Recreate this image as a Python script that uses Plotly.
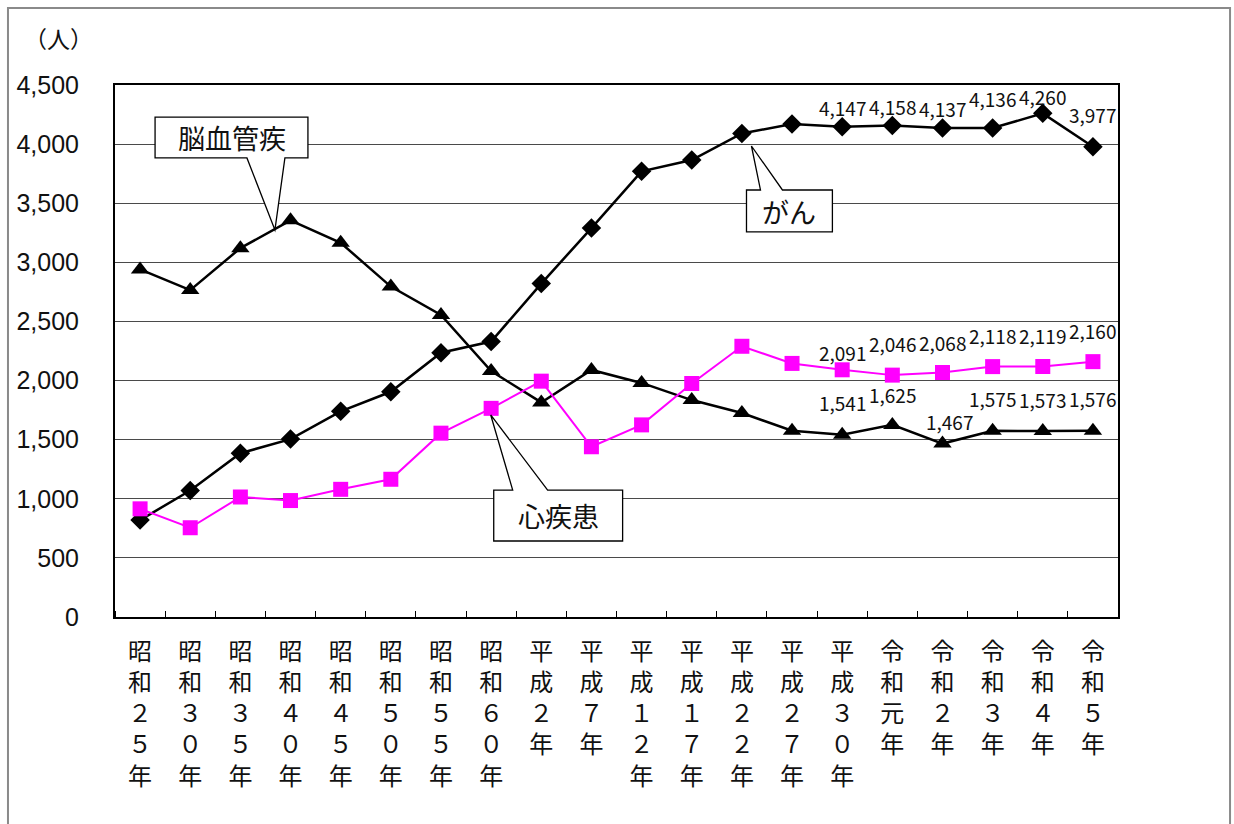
import plotly.graph_objects as go

# Survey years (vertical, full-width labels)
years = ["昭和２５年", "昭和３０年", "昭和３５年", "昭和４０年", "昭和４５年",
         "昭和５０年", "昭和５５年", "昭和６０年", "平成２年", "平成７年",
         "平成１２年", "平成１７年", "平成２２年", "平成２７年", "平成３０年",
         "令和元年", "令和２年", "令和３年", "令和４年", "令和５年"]

# Deaths by cause (persons)
cancer = [820, 1070, 1385, 1505, 1740, 1905, 2235, 2330, 2820, 3290,
          3770, 3865, 4090, 4170, 4147, 4158, 4137, 4136, 4260, 3977]
cerebro = [2940, 2765, 3120, 3355, 3165, 2795, 2555, 2080, 1815, 2090,
           1980, 1835, 1725, 1575, 1541, 1625, 1467, 1575, 1573, 1576]
heart = [915, 755, 1015, 985, 1080, 1165, 1555, 1765, 1995, 1440,
         1625, 1975, 2290, 2145, 2091, 2046, 2068, 2118, 2119, 2160]

# Only the most recent years carry value labels
labelled = list(range(14, 20))

tick_text = ["<br>".join(list(s)) for s in years]
xs = list(range(len(years)))

JP = "Noto Sans CJK JP"

fig = go.Figure()
fig.add_trace(go.Scatter(
    x=xs, y=cancer, mode="lines+markers", name="がん",
    line=dict(color="black", width=2.5),
    marker=dict(symbol="diamond", size=15, color="black")))
fig.add_trace(go.Scatter(
    x=xs, y=cerebro, mode="lines+markers", name="脳血管疾",
    line=dict(color="black", width=2.5),
    marker=dict(symbol="triangle-up", size=16, color="black")))
fig.add_trace(go.Scatter(
    x=xs, y=heart, mode="lines+markers", name="心疾患",
    line=dict(color="#FF00FF", width=2),
    marker=dict(symbol="square", size=15, color="#FF00FF")))

# Value labels above points
cancer_shift = {14: 19, 15: 19, 16: 19, 17: 30, 18: 17, 19: 32}
heart_shift = {14: 17, 15: 32, 16: 30, 17: 31, 18: 31, 19: 31}
cerebro_shift = {14: 32, 15: 30, 16: 22, 17: 32, 18: 32, 19: 32}
cerebro_xshift = {16: 7}

annotations = []
for series, shifts, xsh in ((cancer, cancer_shift, {}),
                            (heart, heart_shift, {}),
                            (cerebro, cerebro_shift, cerebro_xshift)):
    for i in labelled:
        annotations.append(dict(
            x=xs[i], y=series[i], text=f"{series[i]:,}", showarrow=False,
            yshift=shifts[i], xshift=xsh.get(i, 0),
            font=dict(family=JP, size=19, color="#111")))

# Callout texts
callout_font = dict(family=JP, size=27, color="#111")
annotations += [
    dict(x=1.823, y=4056, text="脳血管疾", showarrow=False, font=callout_font),
    dict(x=12.948, y=3434, text="がん", showarrow=False, font=callout_font),
    dict(x=8.337, y=859, text="心疾患", showarrow=False, font=callout_font),
    dict(x=-0.0563, y=1.0883, xref="paper", yref="paper", text="（人）",
         xanchor="center", yanchor="middle", showarrow=False,
         font=dict(family=JP, size=23, color="#111")),
]

callout_line = dict(color="black", width=1.3)
shapes = [
    # outer frame
    dict(type="rect", xref="paper", yref="paper",
         x0=-0.1067, x1=1.1117, y0=-0.40, y1=1.1447,
         line=dict(color="#8a8a8a", width=2), fillcolor="rgba(0,0,0,0)",
         layer="below"),
    # 脳血管疾 callout, pointer downward
    dict(type="path", xref="x", yref="y", fillcolor="white", line=callout_line,
         path="M 0.299 4229 L 3.347 4229 L 3.347 3883 L 2.888 3883 "
              "L 2.689 3274 L 2.131 3883 L 0.299 3883 Z"),
    # がん callout, pointer upward
    dict(type="path", xref="x", yref="y", fillcolor="white", line=callout_line,
         path="M 12.092 3612 L 12.371 3612 L 12.191 3984 L 12.809 3612 "
              "L 13.805 3612 L 13.805 3257 L 12.092 3257 Z"),
    # 心疾患 callout, pointer upward
    dict(type="path", xref="x", yref="y", fillcolor="white", line=callout_line,
         path="M 7.052 1074 L 7.430 1074 L 6.992 1709 L 8.127 1074 "
              "L 9.622 1074 L 9.622 643 L 7.052 643 Z"),
]

fig.update_layout(
    width=1234, height=824,
    margin=dict(l=115, r=116, t=85, b=207),
    paper_bgcolor="white", plot_bgcolor="white",
    showlegend=False,
    annotations=annotations, shapes=shapes,
)
fig.update_xaxes(
    range=[-0.5, 19.5], tickmode="array", tickvals=xs, ticktext=tick_text,
    ticks="", showgrid=False, zeroline=False,
    showline=True, linecolor="black", linewidth=2, mirror=True,
    tickfont=dict(family=JP, size=24, color="#111"),
    ticklabelstandoff=12,
    minor=dict(tickmode="linear", tick0=0.5, dtick=1, ticks="inside",
               ticklen=6, tickcolor="black", tickwidth=1, showgrid=False),
)
fig.update_yaxes(
    range=[0, 4500], tickmode="linear", tick0=0, dtick=500,
    tickformat=",d", ticks="",
    showgrid=True, gridcolor="#4a4a4a", gridwidth=1.4, zeroline=False,
    showline=True, linecolor="black", linewidth=2, mirror=True,
    tickfont=dict(family="Liberation Sans", size=25, color="#111"),
    ticklabelstandoff=29,
)

fig.write_html("out.html")
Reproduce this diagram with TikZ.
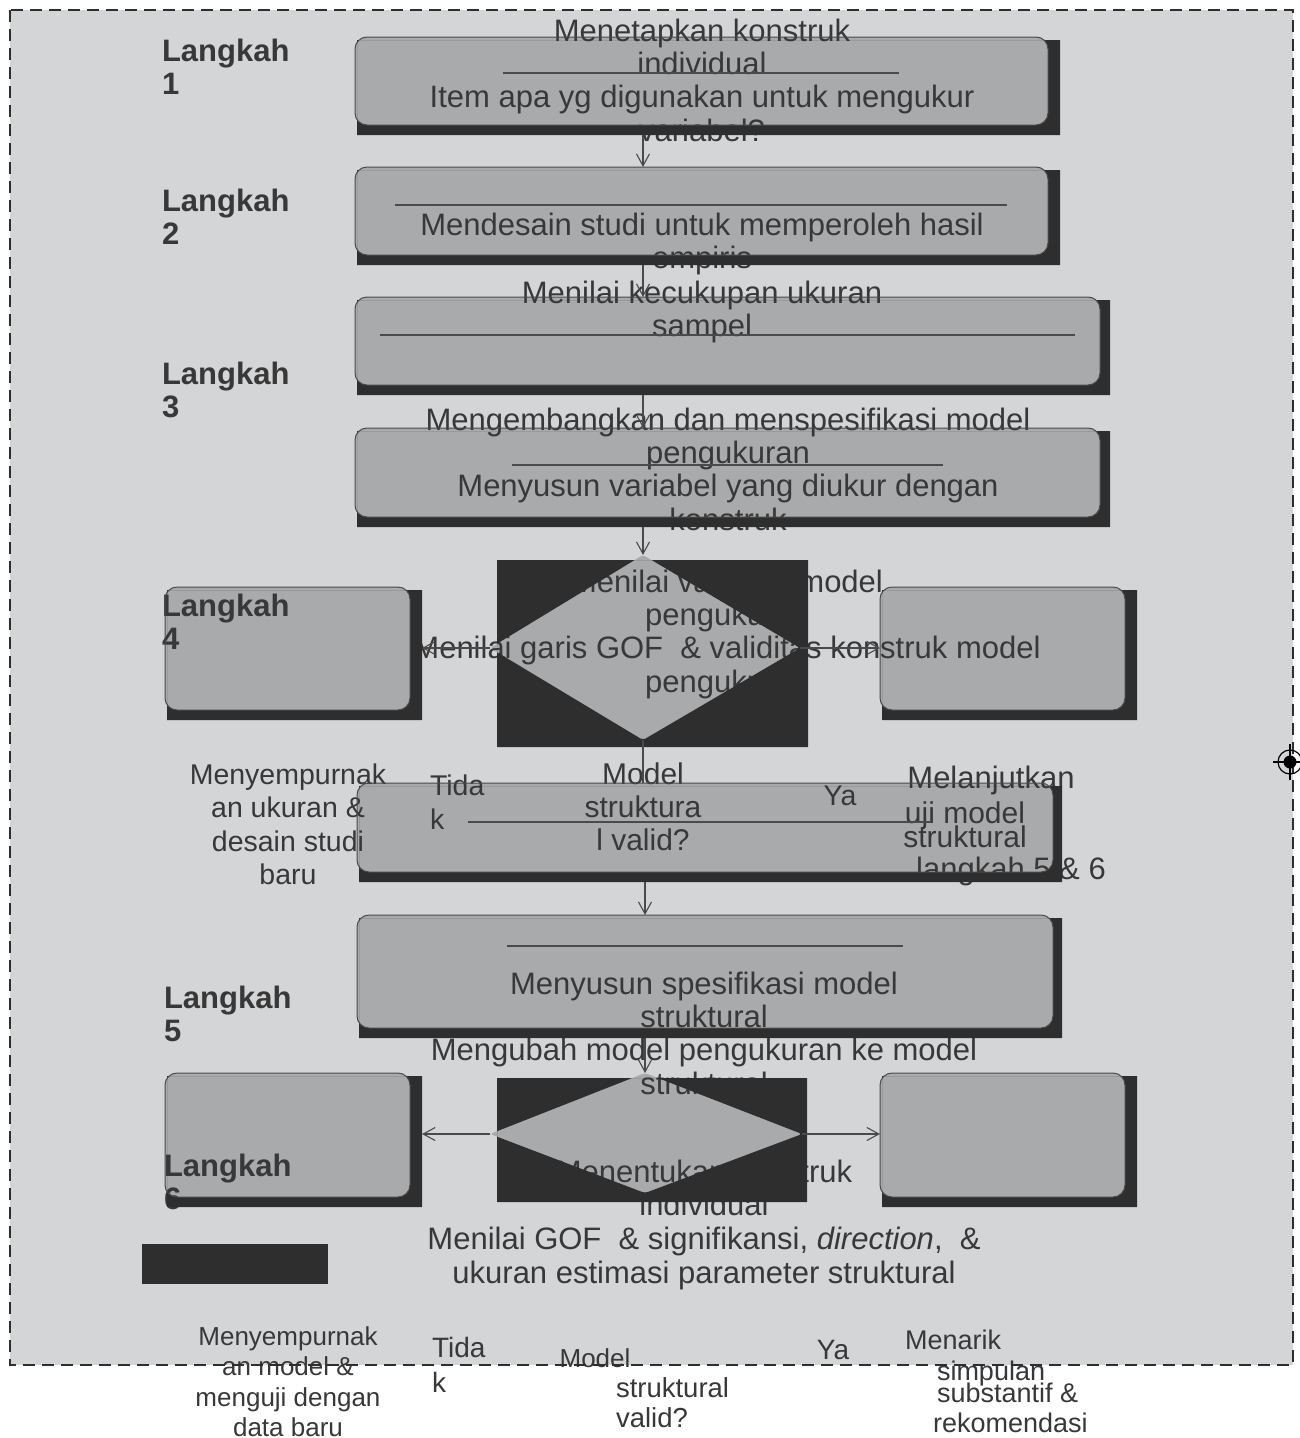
\documentclass[tikz,border=0pt]{standalone}
\usepackage{fontspec}
\setmainfont{Liberation Sans}
\usetikzlibrary{arrows.meta,fit}
\definecolor{bgcol}{HTML}{D4D5D7}
\definecolor{boxcol}{HTML}{A9AAAC}
\definecolor{darkcol}{HTML}{2E2E2E}
\definecolor{inkcol}{HTML}{383838}
\definecolor{edgecol}{HTML}{4A4A4A}

\tikzset{
  boxfill/.style={fit={#1}, inner sep=0pt, outer sep=0pt, rounded corners=12pt, fill=boxcol},
  boxgeom/.style={fit={#1}, inner sep=0pt, outer sep=0pt},
  txt/.style={font=\fontsize{31}{33.4}\selectfont, text=inkcol, inner sep=0pt, outer sep=0pt, anchor=base, align=center},
  ltxt/.style={txt, anchor=base west, align=left},
  stepname/.style={ltxt, font=\fontsize{31}{33.4}\selectfont\bfseries},
  strike/.style={draw=edgecol, line width=1.2pt},
  arr/.style={draw=edgecol, line width=1.1pt, -{Straight Barb[length=12pt,width=13pt]}},
  conn/.style={draw=edgecol, line width=1.1pt},
  frame/.style={draw=darkcol, line width=2.2pt, dash pattern=on 12pt off 7pt}
}

% dark drop shadow of a rounded box, laid over whatever lies beneath it
\newcommand{\boxdrop}[2]{%
  \begin{scope}
    \clip (#2.north west) rectangle (#2.south east);
    \fill[darkcol, even odd rule] (#2.north west) rectangle (#2.south east)
      [rounded corners=12pt] (#1.north west) rectangle (#1.south east);
  \end{scope}
  \draw[edgecol, line width=1pt, rounded corners=12pt] (#1.north west) rectangle (#1.south east);}

% dark square behind a decision diamond, leaving the diamond open
\newcommand{\diamondmask}[5]{%
  \begin{scope}
    \clip (#1.north west) rectangle (#1.south east);
    \fill[darkcol, even odd rule] (#1.north west) rectangle (#1.south east)
      [rounded corners=3pt] (#2) -- (#3) -- (#4) -- (#5) -- cycle;
  \end{scope}}

\begin{document}
\begin{tikzpicture}[x=1pt,y=-1pt]
\useasboundingbox (0,0) rectangle (1299,1438);
\fill[white] (0,0) rectangle (1299,1438);
\fill[bgcol] (10,10) rectangle (1293,1365);

% ---- box faces
\node[boxfill={(355,37) (1048,125)}] (b1) {};
\node[boxfill={(355,167) (1048,255)}] (b2) {};
\node[boxfill={(355,297) (1100,385)}] (b3) {};
\node[boxfill={(355,428) (1100,517)}] (b4) {};
\node[boxfill={(165,587) (410,710)}] (l4) {};
\node[boxfill={(880,587) (1125,710)}] (r4) {};
\node[boxfill={(357,783) (1053,872)}] (mv) {};
\node[boxfill={(357,915) (1053,1028)}] (b5) {};
\node[boxfill={(165,1073) (410,1197)}] (l6) {};
\node[boxfill={(880,1073) (1125,1197)}] (r6) {};

% ---- shadow extents
\node[boxgeom={(357,40) (1060,135)}] (s1) {};
\node[boxgeom={(357,170) (1060,265)}] (s2) {};
\node[boxgeom={(357,300) (1110,395)}] (s3) {};
\node[boxgeom={(357,431) (1110,527)}] (s4) {};
\node[boxgeom={(167,590) (422,720)}] (sl4) {};
\node[boxgeom={(882,590) (1137,720)}] (sr4) {};
\node[boxgeom={(359,786) (1062,882)}] (smv) {};
\node[boxgeom={(359,918) (1062,1038)}] (s5) {};
\node[boxgeom={(167,1076) (422,1207)}] (sl6) {};
\node[boxgeom={(882,1076) (1137,1207)}] (sr6) {};

% ---- decision diamonds
\coordinate (d1t) at (643,555);
\coordinate (d1r) at (800,648);
\coordinate (d1b) at (643,740);
\coordinate (d1l) at (490,648);
\coordinate (d2t) at (645,1073);
\coordinate (d2r) at (802,1134);
\coordinate (d2b) at (645,1193);
\coordinate (d2l) at (490,1134);
\fill[boxcol, rounded corners=3pt] (d1t) -- (d1r) -- (d1b) -- (d1l) -- cycle;
\fill[boxcol, rounded corners=3pt] (d2t) -- (d2r) -- (d2b) -- (d2l) -- cycle;
\node[boxgeom={(497,560) (808,747)}] (d1bg) {};
\node[boxgeom={(497,1078) (807,1202)}] (d2bg) {};

% ---- step labels (a node's base is the baseline of its last line)
\node[stepname] (k1) at (162,94.4) {Langkah\\1};
\node[stepname] (k2) at (162,244.4) {Langkah\\2};
\node[stepname] (k3) at (162,417.4) {Langkah\\3};
\node[stepname] (k4) at (162,649.4) {Langkah\\4};
\node[stepname] (k5) at (164,1041.4) {Langkah\\5};
\node[stepname] (k6) at (164,1209.4) {Langkah\\6};

% ---- texts
\node[txt] (t1) at (702,141.2) {Menetapkan konstruk\\individual\\Item apa yg digunakan untuk mengukur\\variabel?};
\node[txt] (t2) at (702,268.4) {Mendesain studi untuk memperoleh hasil\\empiris};
\node[txt] (t3) at (702,336.4) {Menilai kecukupan ukuran\\sampel};
\node[txt] (t4) at (728,530.2) {Mengembangkan dan menspesifikasi model\\pengukuran\\Menyusun variabel yang diukur dengan\\konstruk};
\node[txt] (t5) at (727,692.2) {Menilai validitas model\\pengukuran\\Menilai garis GOF \ \& validitas konstruk model\\pengukuran};
\node[txt, font=\fontsize{28.5}{33.6}\selectfont] (t6) at (288,884.8) {Menyempurnak\\an ukuran \&\\desain studi\\baru};
\node[ltxt, font=\fontsize{28.5}{34}\selectfont] (t7) at (430,829) {Tida\\k};
\node[txt, font=\fontsize{30}{33.4}\selectfont] (t8) at (643,850.8) {Model\\struktura\\l valid?};
\node[txt, font=\fontsize{28.5}{34}\selectfont] (t9) at (840,805) {Ya};
\node[txt] (t10a) at (991,788) {Melanjutkan};
\node[txt, font=\fontsize{30}{33.4}\selectfont] (t10b) at (965,823) {uji model};
\node[txt, font=\fontsize{30}{33.4}\selectfont] (t10c) at (965,847) {struktural};
\node[txt] (t10d) at (1011,879) {langkah 5 \& 6};
\node[txt] (t11) at (704,1094.2) {Menyusun spesifikasi model\\struktural\\Mengubah model pengukuran ke model\\struktural};
\node[txt, font=\fontsize{31}{33.7}\selectfont] (t12) at (704,1283.1) {Menentukan konstruk\\individual\\Menilai GOF \ \& signifikansi, \textit{direction}, \ \&\\ukuran estimasi parameter struktural};

% ---- texts along the foot
\node[txt, font=\fontsize{26}{30.3}\selectfont] (f1) at (288,1436.5) {Menyempurnak\\an model \&\\menguji dengan\\data baru};
\node[ltxt, font=\fontsize{28}{35}\selectfont] (f2) at (432,1392) {Tida\\k};
\node[txt, font=\fontsize{26}{30}\selectfont] (f3) at (595,1367) {Model};
\node[ltxt, font=\fontsize{27.5}{30}\selectfont] (f4) at (616,1427) {struktural\\valid?};
\node[txt, font=\fontsize{28}{30}\selectfont] (f5) at (833,1359) {Ya};
\node[ltxt, font=\fontsize{27}{30}\selectfont] (f6a) at (905,1349) {Menarik};
\node[ltxt, font=\fontsize{27}{30}\selectfont] (f6b) at (937,1380) {simpulan};
\node[ltxt, font=\fontsize{27}{30}\selectfont] (f6c) at (937,1402) {substantif \&};
\node[ltxt, font=\fontsize{27}{30}\selectfont] (f6d) at (933,1432) {rekomendasi};

% ---- shadows and diamond masks over the texts
\boxdrop{b1}{s1}
\boxdrop{b2}{s2}
\boxdrop{b3}{s3}
\boxdrop{b4}{s4}
\boxdrop{l4}{sl4}
\boxdrop{r4}{sr4}
\boxdrop{mv}{smv}
\boxdrop{b5}{s5}
\boxdrop{l6}{sl6}
\boxdrop{r6}{sr6}
\diamondmask{d1bg}{d1t}{d1r}{d1b}{d1l}
\diamondmask{d2bg}{d2t}{d2r}{d2b}{d2l}
\node[boxgeom={(142,1244) (328,1284)}, fill=darkcol] (bar) {};

% ---- rules between title and question lines
\draw[strike] (503,73) -- (899,73);
\draw[strike] (395,205) -- (1007,205);
\draw[strike] (380,335) -- (1075,335);
\draw[strike] (512,465) -- (943,465);
\draw[strike] (468,822) -- (930,822);
\draw[strike] (507,946) -- (903,946);

% ---- connectors
\coordinate (ax) at (643,0);
\coordinate (ax2) at (645,0);
\draw[arr] (s1.south -| ax) -- (b2.north -| ax);
\draw[arr] (s2.south -| ax) -- (b3.north -| ax);
\draw[arr] (s3.south -| ax) -- (b4.north -| ax);
\draw[arr] (s4.south -| ax) -- (d1t);
\draw[arr] (d1l) -- (sl4.east |- d1l);
\draw[arr] (d1r) -- (r4.west |- d1r);
\draw[conn] (d1b) -- (mv.north -| d1b);
\draw[arr] (smv.south -| ax2) -- (b5.north -| ax2);
\draw[arr] (s5.south -| ax2) -- (d2t);
\draw[arr] (d2l) -- (sl6.east |- d2l);
\draw[arr] (d2r) -- (r6.west |- d2r);

% ---- dashed frame
\draw[frame] (10,10) rectangle (1293,1365);

% ---- registration mark on the right edge
\node[circle, draw=black, line width=1.2pt, minimum size=24pt, inner sep=0pt] (mark) at (1290,762) {};
\fill[black] (mark.center) circle (6.5pt);
\draw[black, line width=1.2pt] (mark.center) ++(0,-18) -- ++(0,36);
\draw[black, line width=1.2pt] (mark.center) ++(-17,0) -- ++(34,0);
\end{tikzpicture}
\end{document}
########
# Stated problem
Leave out the pictures and repeat exactly the lines from the start of the material through the line that contains "labelled = list(range(14, 20))", both included.

# Expected output
Recreate this image as a Python script that uses Plotly.
import plotly.graph_objects as go

# Survey years (vertical, full-width labels)
years = ["昭和２５年", "昭和３０年", "昭和３５年", "昭和４０年", "昭和４５年",
         "昭和５０年", "昭和５５年", "昭和６０年", "平成２年", "平成７年",
         "平成１２年", "平成１７年", "平成２２年", "平成２７年", "平成３０年",
         "令和元年", "令和２年", "令和３年", "令和４年", "令和５年"]

# Deaths by cause (persons)
cancer = [820, 1070, 1385, 1505, 1740, 1905, 2235, 2330, 2820, 3290,
          3770, 3865, 4090, 4170, 4147, 4158, 4137, 4136, 4260, 3977]
cerebro = [2940, 2765, 3120, 3355, 3165, 2795, 2555, 2080, 1815, 2090,
           1980, 1835, 1725, 1575, 1541, 1625, 1467, 1575, 1573, 1576]
heart = [915, 755, 1015, 985, 1080, 1165, 1555, 1765, 1995, 1440,
         1625, 1975, 2290, 2145, 2091, 2046, 2068, 2118, 2119, 2160]

# Only the most recent years carry value labels
labelled = list(range(14, 20))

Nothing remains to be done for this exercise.